**WHAT YOU SHOULD DO**
Pictures stay out of this copy, which runs from the first line of the material through the line containing "type Pt = [number, number];".

**GIVEN MATERIAL**
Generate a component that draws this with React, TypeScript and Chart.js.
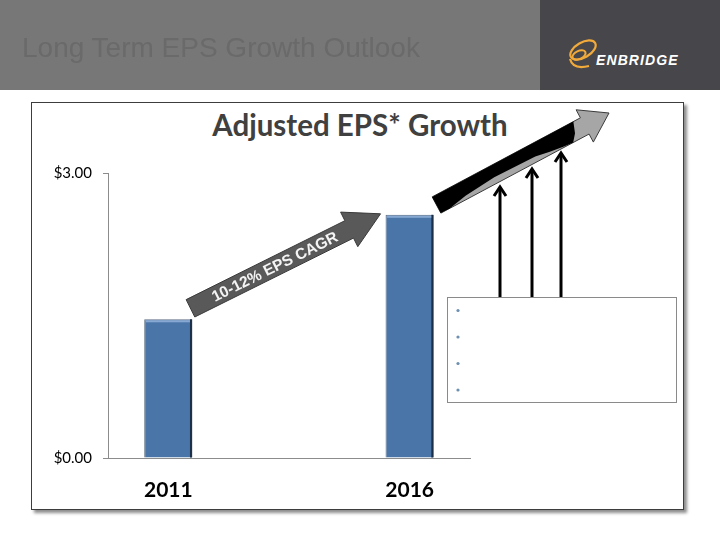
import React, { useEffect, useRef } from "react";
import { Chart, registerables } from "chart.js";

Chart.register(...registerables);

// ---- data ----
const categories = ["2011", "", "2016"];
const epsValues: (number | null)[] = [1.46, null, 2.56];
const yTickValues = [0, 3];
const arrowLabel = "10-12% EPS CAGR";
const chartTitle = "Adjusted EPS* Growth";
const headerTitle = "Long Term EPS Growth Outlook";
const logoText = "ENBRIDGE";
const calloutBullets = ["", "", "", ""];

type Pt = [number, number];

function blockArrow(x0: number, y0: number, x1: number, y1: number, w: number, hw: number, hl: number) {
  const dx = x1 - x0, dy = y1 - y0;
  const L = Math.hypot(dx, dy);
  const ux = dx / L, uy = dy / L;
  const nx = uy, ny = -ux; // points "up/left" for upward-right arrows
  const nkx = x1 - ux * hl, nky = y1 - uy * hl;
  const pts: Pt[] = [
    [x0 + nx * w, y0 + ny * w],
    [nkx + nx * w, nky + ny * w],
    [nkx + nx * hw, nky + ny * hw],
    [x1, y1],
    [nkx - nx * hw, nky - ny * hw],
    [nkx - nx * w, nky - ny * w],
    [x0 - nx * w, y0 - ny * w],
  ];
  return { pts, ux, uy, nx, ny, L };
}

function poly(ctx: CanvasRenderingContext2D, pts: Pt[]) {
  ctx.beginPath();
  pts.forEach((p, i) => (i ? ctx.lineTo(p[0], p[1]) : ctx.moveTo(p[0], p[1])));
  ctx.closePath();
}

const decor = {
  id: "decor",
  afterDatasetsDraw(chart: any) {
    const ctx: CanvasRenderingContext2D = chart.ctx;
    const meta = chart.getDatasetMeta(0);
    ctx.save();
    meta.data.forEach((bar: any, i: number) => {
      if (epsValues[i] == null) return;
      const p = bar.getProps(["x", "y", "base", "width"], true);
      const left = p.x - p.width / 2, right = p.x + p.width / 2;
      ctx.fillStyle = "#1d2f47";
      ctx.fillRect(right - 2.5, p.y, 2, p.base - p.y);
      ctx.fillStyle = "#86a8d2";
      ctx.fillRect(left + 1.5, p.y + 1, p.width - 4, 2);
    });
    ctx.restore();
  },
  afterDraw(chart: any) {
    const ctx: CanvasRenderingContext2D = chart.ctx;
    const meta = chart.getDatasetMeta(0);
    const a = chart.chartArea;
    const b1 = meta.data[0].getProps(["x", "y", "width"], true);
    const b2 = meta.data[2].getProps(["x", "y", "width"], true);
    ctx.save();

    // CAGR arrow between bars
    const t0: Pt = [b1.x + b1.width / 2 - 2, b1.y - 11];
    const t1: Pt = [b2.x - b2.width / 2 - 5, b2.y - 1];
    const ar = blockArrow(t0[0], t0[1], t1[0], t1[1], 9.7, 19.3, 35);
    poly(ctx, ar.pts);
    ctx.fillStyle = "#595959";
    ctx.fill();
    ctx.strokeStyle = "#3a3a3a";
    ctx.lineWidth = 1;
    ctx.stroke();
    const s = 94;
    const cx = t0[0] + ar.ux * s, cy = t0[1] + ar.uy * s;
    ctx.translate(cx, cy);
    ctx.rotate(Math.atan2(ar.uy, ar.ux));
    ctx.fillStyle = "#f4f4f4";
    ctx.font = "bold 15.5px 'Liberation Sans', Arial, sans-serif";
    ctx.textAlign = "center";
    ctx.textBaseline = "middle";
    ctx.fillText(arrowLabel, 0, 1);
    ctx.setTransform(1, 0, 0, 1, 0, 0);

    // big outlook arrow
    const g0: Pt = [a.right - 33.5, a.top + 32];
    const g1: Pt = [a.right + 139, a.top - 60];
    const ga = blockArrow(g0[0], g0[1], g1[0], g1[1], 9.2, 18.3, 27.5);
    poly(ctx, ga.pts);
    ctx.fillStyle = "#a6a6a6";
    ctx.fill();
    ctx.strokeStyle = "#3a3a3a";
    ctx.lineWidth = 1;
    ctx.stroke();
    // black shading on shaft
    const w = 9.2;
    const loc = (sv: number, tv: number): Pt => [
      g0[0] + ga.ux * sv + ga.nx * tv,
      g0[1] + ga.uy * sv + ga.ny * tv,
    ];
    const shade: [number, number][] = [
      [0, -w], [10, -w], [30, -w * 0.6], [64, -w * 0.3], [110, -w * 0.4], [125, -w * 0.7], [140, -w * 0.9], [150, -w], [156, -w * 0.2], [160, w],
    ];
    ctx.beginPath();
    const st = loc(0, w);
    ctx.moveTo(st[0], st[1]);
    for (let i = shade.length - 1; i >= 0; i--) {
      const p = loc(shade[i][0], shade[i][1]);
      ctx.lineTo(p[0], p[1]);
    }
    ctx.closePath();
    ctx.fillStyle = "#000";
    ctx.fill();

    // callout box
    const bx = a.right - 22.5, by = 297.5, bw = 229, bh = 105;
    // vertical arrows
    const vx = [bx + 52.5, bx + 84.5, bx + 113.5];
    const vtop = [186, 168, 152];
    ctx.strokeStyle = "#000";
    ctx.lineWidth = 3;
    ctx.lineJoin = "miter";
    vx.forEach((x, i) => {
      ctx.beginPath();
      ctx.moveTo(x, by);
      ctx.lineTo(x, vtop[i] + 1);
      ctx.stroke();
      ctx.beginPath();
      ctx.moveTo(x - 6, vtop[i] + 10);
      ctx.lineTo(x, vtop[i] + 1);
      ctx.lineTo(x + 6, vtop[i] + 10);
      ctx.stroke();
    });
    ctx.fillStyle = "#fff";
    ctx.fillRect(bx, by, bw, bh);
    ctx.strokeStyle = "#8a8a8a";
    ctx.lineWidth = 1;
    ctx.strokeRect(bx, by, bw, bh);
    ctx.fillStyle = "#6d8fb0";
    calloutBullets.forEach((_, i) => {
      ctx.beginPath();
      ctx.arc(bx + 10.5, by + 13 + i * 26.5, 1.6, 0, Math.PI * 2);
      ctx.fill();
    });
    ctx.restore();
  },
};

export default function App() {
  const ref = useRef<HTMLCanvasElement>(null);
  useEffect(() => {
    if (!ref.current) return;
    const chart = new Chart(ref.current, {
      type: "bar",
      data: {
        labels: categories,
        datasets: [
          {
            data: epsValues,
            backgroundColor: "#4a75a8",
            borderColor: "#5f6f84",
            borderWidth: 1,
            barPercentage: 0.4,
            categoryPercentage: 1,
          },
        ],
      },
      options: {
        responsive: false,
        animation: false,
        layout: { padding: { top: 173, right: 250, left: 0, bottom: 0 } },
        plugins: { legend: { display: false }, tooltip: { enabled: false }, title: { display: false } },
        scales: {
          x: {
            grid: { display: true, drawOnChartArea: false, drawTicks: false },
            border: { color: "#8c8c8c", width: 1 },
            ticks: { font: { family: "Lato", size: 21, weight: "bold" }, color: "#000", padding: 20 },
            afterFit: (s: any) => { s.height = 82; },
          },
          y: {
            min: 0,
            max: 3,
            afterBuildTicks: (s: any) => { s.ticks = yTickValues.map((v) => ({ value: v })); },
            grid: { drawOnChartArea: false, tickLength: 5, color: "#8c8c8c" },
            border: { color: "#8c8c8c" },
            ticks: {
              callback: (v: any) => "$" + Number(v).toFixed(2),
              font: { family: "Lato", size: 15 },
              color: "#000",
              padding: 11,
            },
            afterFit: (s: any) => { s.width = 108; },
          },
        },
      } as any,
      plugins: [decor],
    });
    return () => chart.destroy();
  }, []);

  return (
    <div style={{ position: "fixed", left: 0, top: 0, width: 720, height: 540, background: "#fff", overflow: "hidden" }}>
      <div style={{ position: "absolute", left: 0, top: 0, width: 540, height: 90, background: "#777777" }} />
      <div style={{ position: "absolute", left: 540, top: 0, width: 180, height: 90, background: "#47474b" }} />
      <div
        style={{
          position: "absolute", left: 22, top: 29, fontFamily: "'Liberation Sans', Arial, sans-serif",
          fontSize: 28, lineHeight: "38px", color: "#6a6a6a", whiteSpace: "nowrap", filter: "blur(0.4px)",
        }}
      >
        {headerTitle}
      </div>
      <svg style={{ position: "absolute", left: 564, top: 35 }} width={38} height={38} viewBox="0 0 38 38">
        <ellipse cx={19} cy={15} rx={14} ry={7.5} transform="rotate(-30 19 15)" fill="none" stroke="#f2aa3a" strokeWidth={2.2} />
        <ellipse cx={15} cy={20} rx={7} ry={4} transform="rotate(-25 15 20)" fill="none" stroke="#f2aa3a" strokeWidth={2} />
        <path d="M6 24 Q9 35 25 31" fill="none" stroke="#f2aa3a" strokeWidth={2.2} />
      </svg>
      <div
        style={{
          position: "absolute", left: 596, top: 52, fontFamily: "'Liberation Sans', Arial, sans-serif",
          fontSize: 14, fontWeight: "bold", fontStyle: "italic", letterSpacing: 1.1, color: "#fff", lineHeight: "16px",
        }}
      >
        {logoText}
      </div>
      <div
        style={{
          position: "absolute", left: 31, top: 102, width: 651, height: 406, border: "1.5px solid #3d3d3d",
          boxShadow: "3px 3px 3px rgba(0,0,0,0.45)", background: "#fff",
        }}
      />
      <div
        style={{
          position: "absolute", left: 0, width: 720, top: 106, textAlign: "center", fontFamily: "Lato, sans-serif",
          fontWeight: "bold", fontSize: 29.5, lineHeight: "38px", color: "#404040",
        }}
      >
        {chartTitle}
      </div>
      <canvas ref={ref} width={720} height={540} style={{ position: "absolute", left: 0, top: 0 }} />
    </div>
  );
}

**ANSWER FOR THE TASK**
Generate a component that draws this with React, TypeScript and Chart.js.
import React, { useEffect, useRef } from "react";
import { Chart, registerables } from "chart.js";

Chart.register(...registerables);

// ---- data ----
const categories = ["2011", "", "2016"];
const epsValues: (number | null)[] = [1.46, null, 2.56];
const yTickValues = [0, 3];
const arrowLabel = "10-12% EPS CAGR";
const chartTitle = "Adjusted EPS* Growth";
const headerTitle = "Long Term EPS Growth Outlook";
const logoText = "ENBRIDGE";
const calloutBullets = ["", "", "", ""];

type Pt = [number, number];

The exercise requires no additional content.